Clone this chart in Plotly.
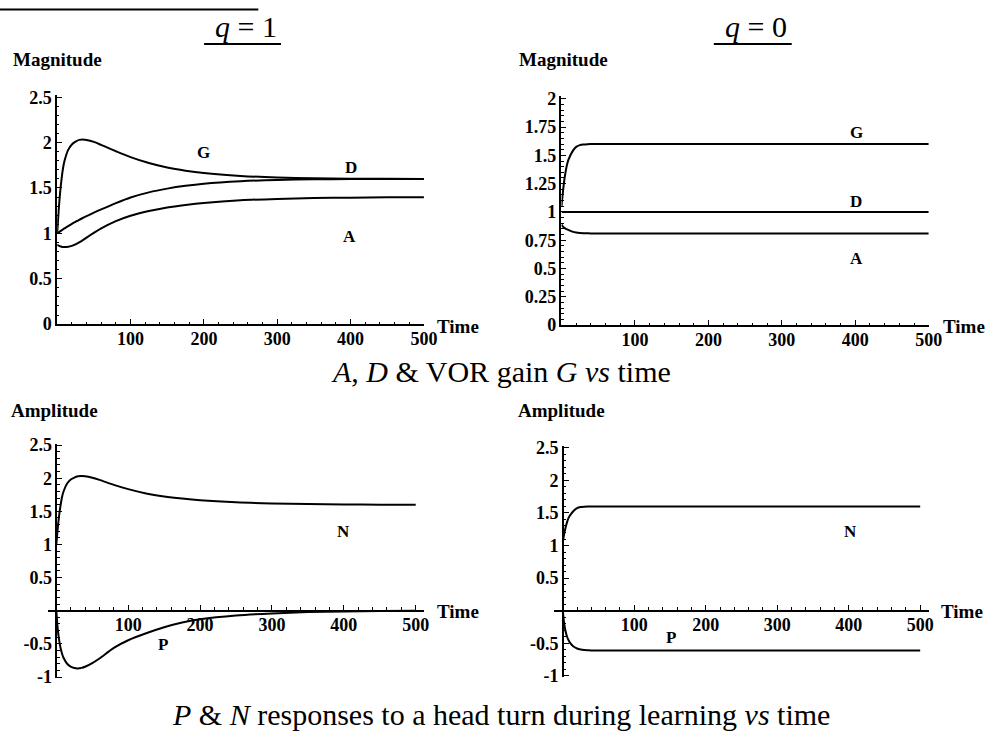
import plotly.graph_objects as go

# ---------------- data ----------------
time = [0, 2, 4, 6, 8, 10, 15, 20, 25, 30, 35, 40, 50, 60, 80, 100, 125, 150,
        175, 200, 250, 300, 350, 400, 450, 500]

# q = 1 : A, D & VOR gain G
g_q1 = [1.0, 1.25, 1.45, 1.6, 1.72, 1.8, 1.92, 1.98, 2.01, 2.03, 2.035, 2.03, 2.008,
        1.975, 1.905, 1.84, 1.775, 1.725, 1.69, 1.664, 1.633, 1.616, 1.607, 1.603,
        1.601, 1.6]
d_q1 = [1.0, 1.011, 1.022, 1.033, 1.044, 1.055, 1.08, 1.105, 1.128, 1.15, 1.17,
        1.19, 1.228, 1.264, 1.333, 1.395, 1.452, 1.493, 1.524, 1.547, 1.574, 1.589,
        1.596, 1.599, 1.6, 1.6]
a_q1 = [0.875, 0.865, 0.858, 0.853, 0.85, 0.849, 0.852, 0.862, 0.878, 0.9, 0.925,
        0.953, 1.005, 1.055, 1.135, 1.194, 1.246, 1.286, 1.314, 1.336, 1.365, 1.38,
        1.389, 1.394, 1.397, 1.398]

# q = 0 : A, D & VOR gain G
g_q0 = [1.05, 1.18, 1.29, 1.37, 1.43, 1.47, 1.535, 1.575, 1.59, 1.596, 1.599, 1.6,
        1.6, 1.6, 1.6, 1.6, 1.6, 1.6, 1.6, 1.6, 1.6, 1.6, 1.6, 1.6, 1.6, 1.6]
d_q0 = [1.0] * len(time)
a_q0 = [0.89, 0.87, 0.86, 0.85, 0.845, 0.84, 0.826, 0.818, 0.814, 0.812, 0.811,
        0.81, 0.81, 0.81, 0.81, 0.81, 0.81, 0.81, 0.81, 0.81, 0.81, 0.81, 0.81,
        0.81, 0.81, 0.81]

# q = 1 : P & N responses
n_q1 = [1.0, 1.25, 1.45, 1.6, 1.72, 1.8, 1.92, 1.98, 2.01, 2.03, 2.035, 2.03, 2.008,
        1.975, 1.9, 1.835, 1.77, 1.725, 1.693, 1.668, 1.637, 1.62, 1.61, 1.604,
        1.601, 1.6]
p_q1 = [0.0, -0.28, -0.45, -0.57, -0.65, -0.71, -0.8, -0.845, -0.865, -0.87, -0.862,
        -0.845, -0.79, -0.72, -0.56, -0.445, -0.34, -0.25, -0.178, -0.13, -0.072,
        -0.04, -0.02, -0.01, -0.004, 0.0]

# q = 0 : P & N responses
n_q0 = [1.05, 1.18, 1.28, 1.36, 1.42, 1.46, 1.53, 1.575, 1.59, 1.596, 1.599, 1.6,
        1.6, 1.6, 1.6, 1.6, 1.6, 1.6, 1.6, 1.6, 1.6, 1.6, 1.6, 1.6, 1.6, 1.6]
p_q0 = [0.0, -0.2, -0.32, -0.4, -0.45, -0.49, -0.55, -0.58, -0.595, -0.603, -0.607,
        -0.61, -0.61, -0.61, -0.61, -0.61, -0.61, -0.61, -0.61, -0.61, -0.61,
        -0.61, -0.61, -0.61, -0.61, -0.61]

x_ticks = [100, 200, 300, 400, 500]
y_ticks_top_left = [0, 0.5, 1, 1.5, 2, 2.5]
y_ticks_top_right = [0, 0.25, 0.5, 0.75, 1, 1.25, 1.5, 1.75, 2]
y_ticks_bottom = [-1, -0.5, 0.5, 1, 1.5, 2, 2.5]

# ---------------- layout helpers ----------------
W, H = 996, 742


def fx(p):
    return p / W


def fy(p):
    return 1 - p / H


def fmt(v):
    return "%g" % v


SERIF = "Liberation Serif"
tick_font = dict(family=SERIF, size=18, color="black", weight="bold")
LINE = dict(color="black", width=2, shape="spline", smoothing=0.8)

fig = go.Figure()

panels = [
    ("x", "y", [(g_q1, "G"), (d_q1, "D"), (a_q1, "A")]),
    ("x2", "y2", [(g_q0, "G"), (d_q0, "D"), (a_q0, "A")]),
    ("x3", "y3", [(n_q1, "N"), (p_q1, "P")]),
    ("x4", "y4", [(n_q0, "N"), (p_q0, "P")]),
]
for xa, ya, series in panels:
    for vals, name in series:
        fig.add_trace(go.Scatter(x=time, y=vals, xaxis=xa, yaxis=ya, mode="lines",
                                 line=LINE, name=name, showlegend=False,
                                 hoverinfo="skip"))


def xaxis_cfg(domain, rng, anchor, position=None):
    d = dict(domain=domain, range=rng, showline=True, linecolor="black",
             linewidth=1.5, showgrid=False, zeroline=False,
             tickvals=x_ticks, ticktext=[fmt(v) for v in x_ticks],
             ticks="inside", ticklen=5, tickwidth=1.2, tickcolor="black",
             tickfont=tick_font, fixedrange=True, ticklabelstandoff=-2,
             minor=dict(dtick=20, tick0=0, ticks="inside", ticklen=2.5,
                        tickwidth=1, tickcolor="black", showgrid=False))
    if position is None:
        d["anchor"] = anchor
    else:
        d["anchor"] = "free"
        d["position"] = position
    return d


def yaxis_cfg(domain, rng, ticks, minor_dt, anchor, position=None):
    d = dict(domain=domain, range=rng, showline=True, linecolor="black",
             linewidth=1.5, showgrid=False, zeroline=False,
             tickvals=ticks, ticktext=[fmt(v) for v in ticks],
             ticks="inside", ticklen=5, tickwidth=1.2, tickcolor="black",
             tickfont=tick_font, fixedrange=True,
             minor=dict(dtick=minor_dt, tick0=0, ticks="inside", ticklen=2.5,
                        tickwidth=1, tickcolor="black", showgrid=False))
    if position is None:
        d["anchor"] = anchor
    else:
        d["anchor"] = "free"
        d["position"] = position
    return d


fig.update_layout(
    width=W, height=H,
    margin=dict(l=0, r=0, t=0, b=0),
    paper_bgcolor="white", plot_bgcolor="white",
    showlegend=False,
    xaxis=xaxis_cfg([fx(58), fx(430)], [0, 500], "y"),
    yaxis=yaxis_cfg([fy(324), fy(89.6)], [0, 2.52], y_ticks_top_left, 0.1, "x"),
    xaxis2=xaxis_cfg([fx(569.5), fx(942)], [0, 500], "y2"),
    yaxis2=yaxis_cfg([fy(325), fy(90.7)], [0, 2.02], y_ticks_top_right, 0.05, "x2"),
    xaxis3=xaxis_cfg([fx(48.4), fx(430.4)], [-12, 512], None, position=fy(617.7)),
    yaxis3=yaxis_cfg([fy(687), fy(446.6)], [-1.02, 2.52], y_ticks_bottom, 0.1,
                     None, position=fx(57.1)),
    xaxis4=xaxis_cfg([fx(562.1), fx(942)], [-12, 512], None, position=fy(617.7)),
    yaxis4=yaxis_cfg([fy(685.8), fy(449.4)], [-1.02, 2.52], y_ticks_bottom, 0.1,
                     None, position=fx(570.8)),
)

ann = []
label_font = dict(family=SERIF, size=17, color="black", weight="bold")


def lab(text, x, y, xr, yr):
    ann.append(dict(text=text, x=x, y=y, xref=xr, yref=yr, showarrow=False,
                    font=label_font, xanchor="center", yanchor="middle"))


# curve labels (data coordinates)
lab("G", 199, 1.89, "x", "y")
lab("D", 400, 1.73, "x", "y")
lab("A", 398, 0.97, "x", "y")
lab("G", 401, 1.70, "x2", "y2")
lab("D", 401, 1.095, "x2", "y2")
lab("A", 401, 0.586, "x2", "y2")
lab("N", 399, 1.19, "x3", "y3")
lab("P", 149, -0.505, "x3", "y3")
lab("N", 402, 1.21, "x4", "y4")
lab("P", 151, -0.41, "x4", "y4")


def ptext(text, x, y, size, xanchor="left", bold=True):
    f = dict(family=SERIF, size=size, color="black")
    if bold:
        f["weight"] = "bold"
    ann.append(dict(text=text, x=fx(x), y=fy(y), xref="paper", yref="paper",
                    showarrow=False, font=f, xanchor=xanchor, yanchor="middle"))


ptext("Magnitude", 11, 53, 19)
ptext("Magnitude", 524, 53, 19)
ptext("Amplitude", 9, 412, 19)
ptext("Amplitude", 523, 412, 19)
ptext("Time", 441, 326, 19)
ptext("Time", 954, 326, 19)
ptext("Time", 441, 619, 19)
ptext("Time", 952, 619, 19)

ptext("<i>q</i> = 1", 249, 19, 30, xanchor="center", bold=False)
ptext("<i>q</i> = 0", 767, 19, 30, xanchor="center", bold=False)
ptext("<i>A</i>, <i>D</i> &amp; VOR gain <i>G</i> <i>vs</i> time", 508, 373, 30,
      xanchor="center", bold=False)
ptext("<i>P</i> &amp; <i>N</i> responses to a head turn during learning <i>vs</i> time",
      508, 724, 30, xanchor="center", bold=False)

fig.update_layout(annotations=ann)

shapes = []
for x0, x1, y in [(0, 262, 1.5), (207, 285, 37), (724, 803, 37)]:
    shapes.append(dict(type="line", xref="paper", yref="paper",
                       x0=fx(x0), x1=fx(x1), y0=fy(y), y1=fy(y),
                       line=dict(color="black", width=2)))
fig.update_layout(shapes=shapes)

page_css = ("var s=document.createElement('style');"
            "s.textContent='html,body{margin:0;padding:0;overflow:hidden;}';"
            "document.head.appendChild(s);")

fig.write_html("out.html", config={"displayModeBar": False},
               post_script=page_css)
+---+
AIM OF THE EXERCISE
Starting at the top of the listing above, reproduce each line up to and including the one with "return p / W"; omit the pictures.

TASK RESULT
Clone this chart in Plotly.
import plotly.graph_objects as go

# ---------------- data ----------------
time = [0, 2, 4, 6, 8, 10, 15, 20, 25, 30, 35, 40, 50, 60, 80, 100, 125, 150,
        175, 200, 250, 300, 350, 400, 450, 500]

# q = 1 : A, D & VOR gain G
g_q1 = [1.0, 1.25, 1.45, 1.6, 1.72, 1.8, 1.92, 1.98, 2.01, 2.03, 2.035, 2.03, 2.008,
        1.975, 1.905, 1.84, 1.775, 1.725, 1.69, 1.664, 1.633, 1.616, 1.607, 1.603,
        1.601, 1.6]
d_q1 = [1.0, 1.011, 1.022, 1.033, 1.044, 1.055, 1.08, 1.105, 1.128, 1.15, 1.17,
        1.19, 1.228, 1.264, 1.333, 1.395, 1.452, 1.493, 1.524, 1.547, 1.574, 1.589,
        1.596, 1.599, 1.6, 1.6]
a_q1 = [0.875, 0.865, 0.858, 0.853, 0.85, 0.849, 0.852, 0.862, 0.878, 0.9, 0.925,
        0.953, 1.005, 1.055, 1.135, 1.194, 1.246, 1.286, 1.314, 1.336, 1.365, 1.38,
        1.389, 1.394, 1.397, 1.398]

# q = 0 : A, D & VOR gain G
g_q0 = [1.05, 1.18, 1.29, 1.37, 1.43, 1.47, 1.535, 1.575, 1.59, 1.596, 1.599, 1.6,
        1.6, 1.6, 1.6, 1.6, 1.6, 1.6, 1.6, 1.6, 1.6, 1.6, 1.6, 1.6, 1.6, 1.6]
d_q0 = [1.0] * len(time)
a_q0 = [0.89, 0.87, 0.86, 0.85, 0.845, 0.84, 0.826, 0.818, 0.814, 0.812, 0.811,
        0.81, 0.81, 0.81, 0.81, 0.81, 0.81, 0.81, 0.81, 0.81, 0.81, 0.81, 0.81,
        0.81, 0.81, 0.81]

# q = 1 : P & N responses
n_q1 = [1.0, 1.25, 1.45, 1.6, 1.72, 1.8, 1.92, 1.98, 2.01, 2.03, 2.035, 2.03, 2.008,
        1.975, 1.9, 1.835, 1.77, 1.725, 1.693, 1.668, 1.637, 1.62, 1.61, 1.604,
        1.601, 1.6]
p_q1 = [0.0, -0.28, -0.45, -0.57, -0.65, -0.71, -0.8, -0.845, -0.865, -0.87, -0.862,
        -0.845, -0.79, -0.72, -0.56, -0.445, -0.34, -0.25, -0.178, -0.13, -0.072,
        -0.04, -0.02, -0.01, -0.004, 0.0]

# q = 0 : P & N responses
n_q0 = [1.05, 1.18, 1.28, 1.36, 1.42, 1.46, 1.53, 1.575, 1.59, 1.596, 1.599, 1.6,
        1.6, 1.6, 1.6, 1.6, 1.6, 1.6, 1.6, 1.6, 1.6, 1.6, 1.6, 1.6, 1.6, 1.6]
p_q0 = [0.0, -0.2, -0.32, -0.4, -0.45, -0.49, -0.55, -0.58, -0.595, -0.603, -0.607,
        -0.61, -0.61, -0.61, -0.61, -0.61, -0.61, -0.61, -0.61, -0.61, -0.61,
        -0.61, -0.61, -0.61, -0.61, -0.61]

x_ticks = [100, 200, 300, 400, 500]
y_ticks_top_left = [0, 0.5, 1, 1.5, 2, 2.5]
y_ticks_top_right = [0, 0.25, 0.5, 0.75, 1, 1.25, 1.5, 1.75, 2]
y_ticks_bottom = [-1, -0.5, 0.5, 1, 1.5, 2, 2.5]

# ---------------- layout helpers ----------------
W, H = 996, 742


def fx(p):
    return p / W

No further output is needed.